(I think I’ve already used “Not Dead Yet” as a title, and I really don’t like to be too repetitive.) I haven’t been posting much, and it isn’t really because I haven’t had anything at all to say. In fact, I’ve repeatedly started to write posts. In fact, I’ve finished writing some posts—but each time, I’ve been sidetracked by the fact that the bit of geek magic that makes my words post here and to my LJ account is broken. I did a couple of posts by hand, but that’s inelegant. Hence, the public has been deprived of my wisdom. There, there now. It will be all right. Truly.
I received a note from an old friend here today. I’m trying to remember how long it’s been since we were in touch—definitely more than a decade, but 12 years? 13? Time does fly. It will be interesting to hear how his life is these days.
Nothing earth-shattering to tell, honestly. I can’t truly remember what I have and haven’t shared with the world at large, which often seems to be narrowed down to Sam, Katie, and the merry-go-round of health professionals I get to see. Well, there are also the myriad persons who populate Katie’s social life, who I’ve given up enumerating. I think it speaks well for her that while there are frequent new faces, few of them ever leave. It makes it difficult for me to keep up with them because there are so many! I know and have regular contact with lots of people, and of course, I value the contact we have online, but I don’t often get to see you with my own eyes and hug you with my own arms, and I am a tactile person at heart.
I’ve logged on to Second Life again a couple of times. Sam has returned to regular use of it. Voice chat does not make anything easier for me there. In fact, it’s a bit worse, because I can’t go back and catch what I’ve missed in the logs. Sam did marvelous work (thank you, love!) in changing my avatar for me so that she looks far more realistic, which I greatly prefer. I hate the whole porn star look that most females sport in SL. For one thing, it’s damned boring. For another, I feel that it’s ridiculously dishonest. Yes, I suppose one could just look at it as a fantasy life, but I don’t really fantasize about looking that way, so it doesn’t do a thing for me. The whole avatar business is silly, for me. I’d rather just communicate without playing around with dolls. But obviously, I’m in the minority.
I’ve been reading, of course. I read the Kathy Reichs books on which the TV series Bones is based. I enjoy both, or I wouldn’t have read the whole series (obviously), but they have very little in common other than the fact that the main character is named Temperance Brennan and she is a forensic anthropologist. The Brennan of the books is in her 40s (mid to late, I think—she has a daughter in her 20s), is almost divorced, and splits her time between North Carolina and Montreal. She consults with law enforcement in both jurisdictions.
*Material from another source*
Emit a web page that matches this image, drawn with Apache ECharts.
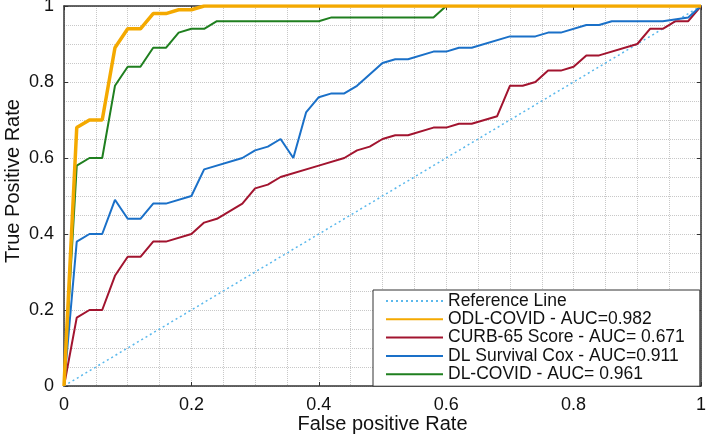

Her personality and background are completely dissimilar to the TV Temperance (played by Emily Deschanel), who lives in the D.C. area and works at the Jefferson Institute, backed by Agent Booth of the F.B.I. I don’t recall hearing Temperance’s age, but IMDB says she was born in 1976, which would make her more than a decade younger than the books’ heroine. I’m not terribly surprised to see that there’s at least one book out based on the television version, authored by Max Allan Collins (I think, I’m not feeling like looking that up at the moment). There’s also far less humor in the books, which are much darker in general. If pushed, I’d have to say that I prefer the television series a bit, but both versions are valid for what they are.
I’m getting new glasses! I found some frames I like on eBay, of all places, so they’re in the mail. When they arrive I’ll order lenses to go in them. Since they’ll be my first bifocals, I figure I shouldn’t try ordering the lenses online for the first time, as well.
I might even try contacts again. I had plugs put in my tear ducts, which along with eye drops will hopefully help resolve the dry eyes problem enough to try them. 1Sjogren’s syndrome, I do not love you. If that isn’t enough, I’m starting allergy shots again in a couple of weeks, and the allergist insists that if I do the shots faithfully twice a week my allergies will improve within three to six months, at which time I will try contacts yet again. And I’m told that there are contact-safe anti-allergen eyedrops now, too—when I was wearing lenses years ago, I had one eye doctor who would mix up some of those, especially for me, and when he moved out of state I was out of luck and couldn’t tolerate the lenses anymore. I miss peripheral vision!
Sam and I watched Julie & Julia last month (I think? I’ve gone from having no sense of time in the minutes/hours sense to having no sense of days, weeks, and months!). I had noticed it as something he might enjoy, so I put it in the Netflix queue. As it turned out, we both enjoyed it greatly. It is a movie about food, but it’s also a story about two wonderful couples, a writer’s process, and Julia Child, who I already knew to be a fascinating woman (and about whom I’d still love to know more). It’s a difficult movie to watch just as I’d given up sugar and gone moderately low-carbohydrate, though!